La Presse Anarchiste

Histoires vécues du jour et de la nuit

La rubrique des « faits divers » a suc­ces­si­ve­ment connu des juge­ments contra­dic­toires. Après l’é­norme suc­cès du jour­nal à un sou, on repro­cha à Émile de Girar­din d’a­voir uti­li­sé dans un but pure­ment mer­can­tile les goûts vul­gaires de mil­lions de lec­teurs pour les drames du bou­le­vard et du fau­bourg, de l’al­côve et du bouge, de la chau­mière et du palace. L’«aristocratie » dédai­gna de plus en plus cette chro­nique ; le Petit Jour­nal et le Petit Pari­sien furent tenus pour mépri­sables et bons seule­ment pour la plèbe puis­qu’ils consa­craient de longues colonnes et des pages en cou­leurs à ces his­toires du jour et de la nuit dont la por­tée, selon l’af­fir­ma­tion des beaux esprits, ne dépas­sait pas les loges des concierges.

Mais tel est le dyna­misme d’un récit vécu, anec­dote, aven­ture ou drame que les faits divers rega­gnèrent bien­tôt la place qu’ils méri­taient même dans les jour­naux de haute tenue.

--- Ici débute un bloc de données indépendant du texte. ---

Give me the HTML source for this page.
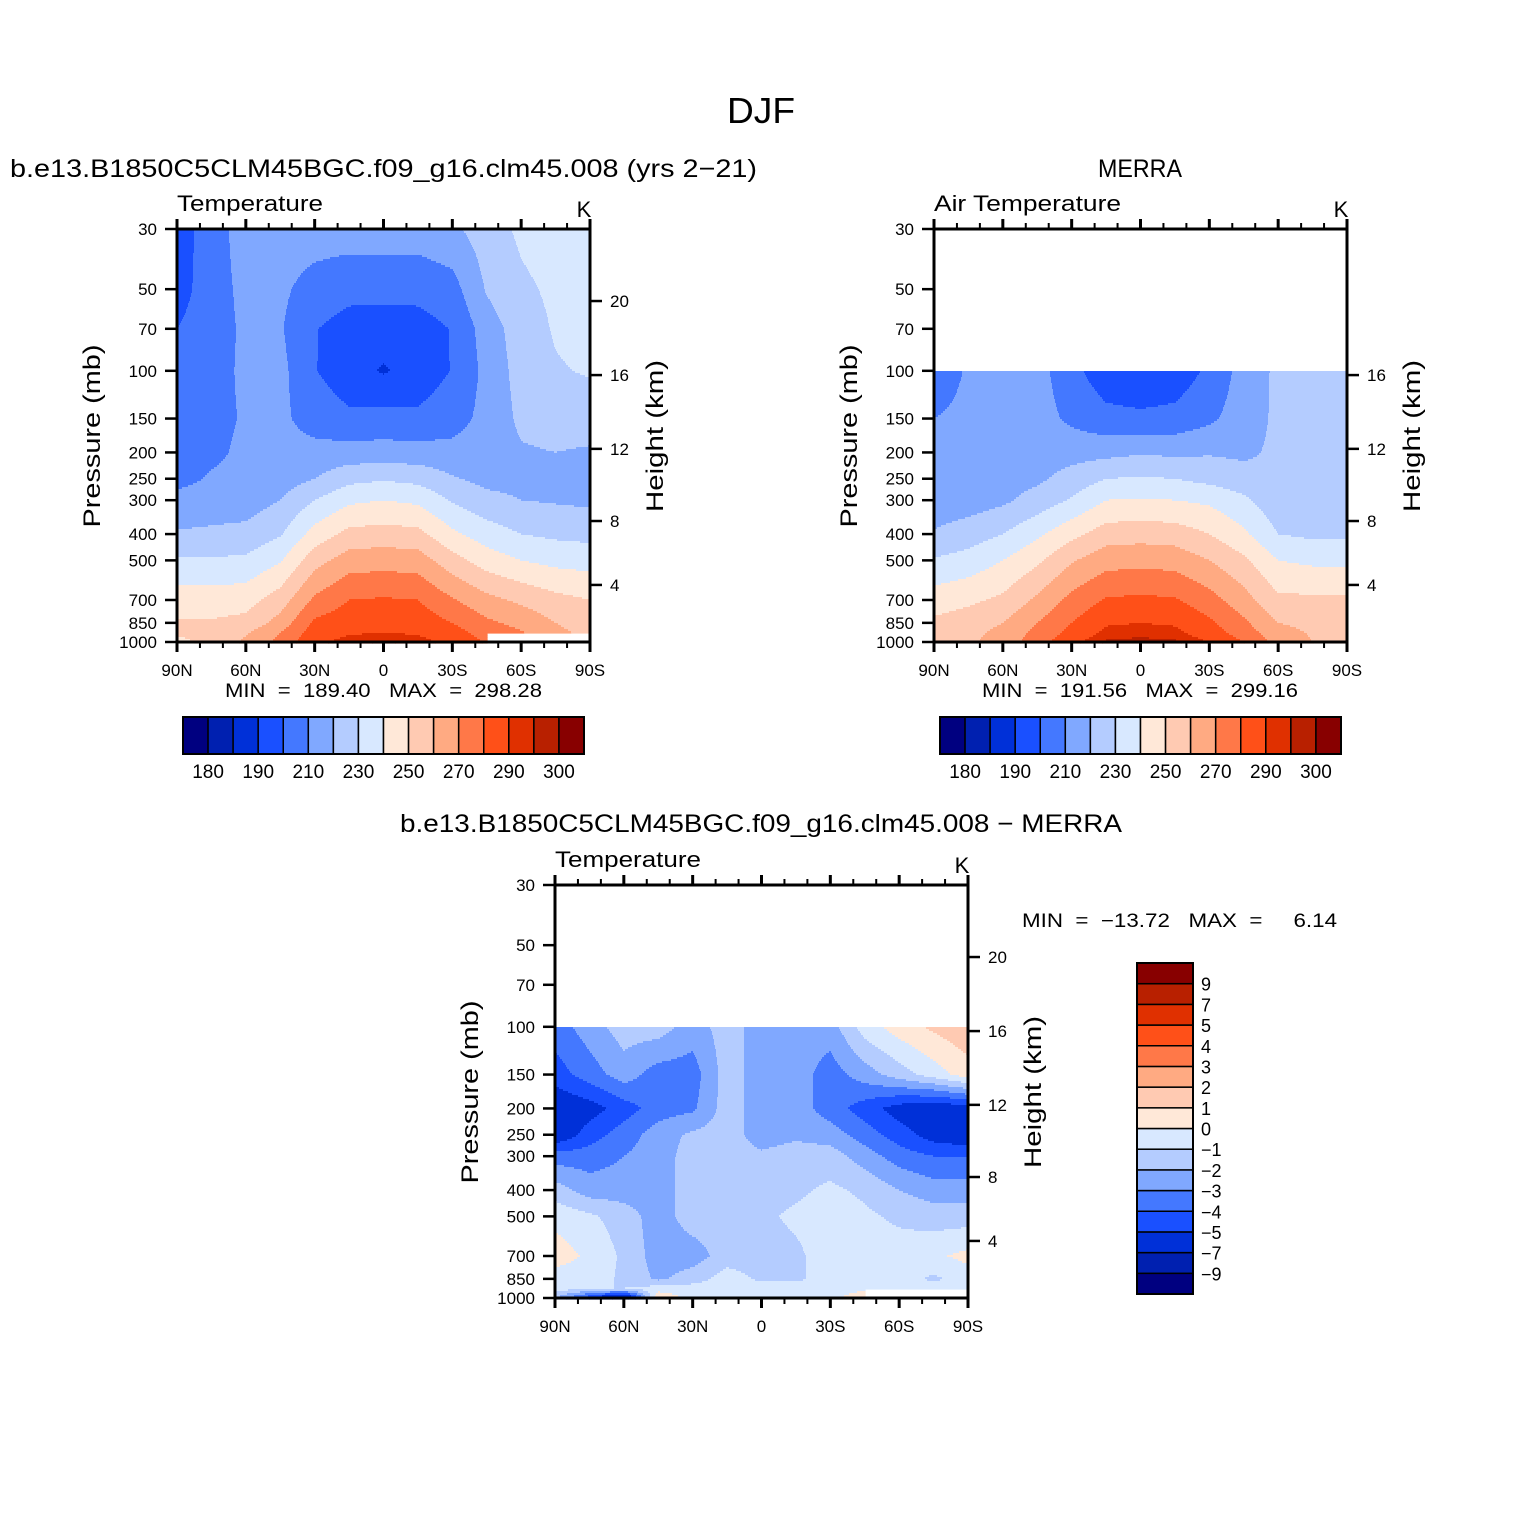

Arthur Meyer, grand bour­geois, direc­teur du Gau­lois, les tenait pour néces­saires à sa poli­tique et je me sou­viens de cette morgue avec laquelle il toi­sa un repor­ter qui lui expri­mait ses doléances au sujet de l’in­si­gni­fiance de la rubrique qui allait lui être confiée :

— Jeune homme, lui dit Arthur Meyer, sachez qu’il y a une façon roya­liste ou répu­bli­caine de racon­ter la mort d’un chien écrasé.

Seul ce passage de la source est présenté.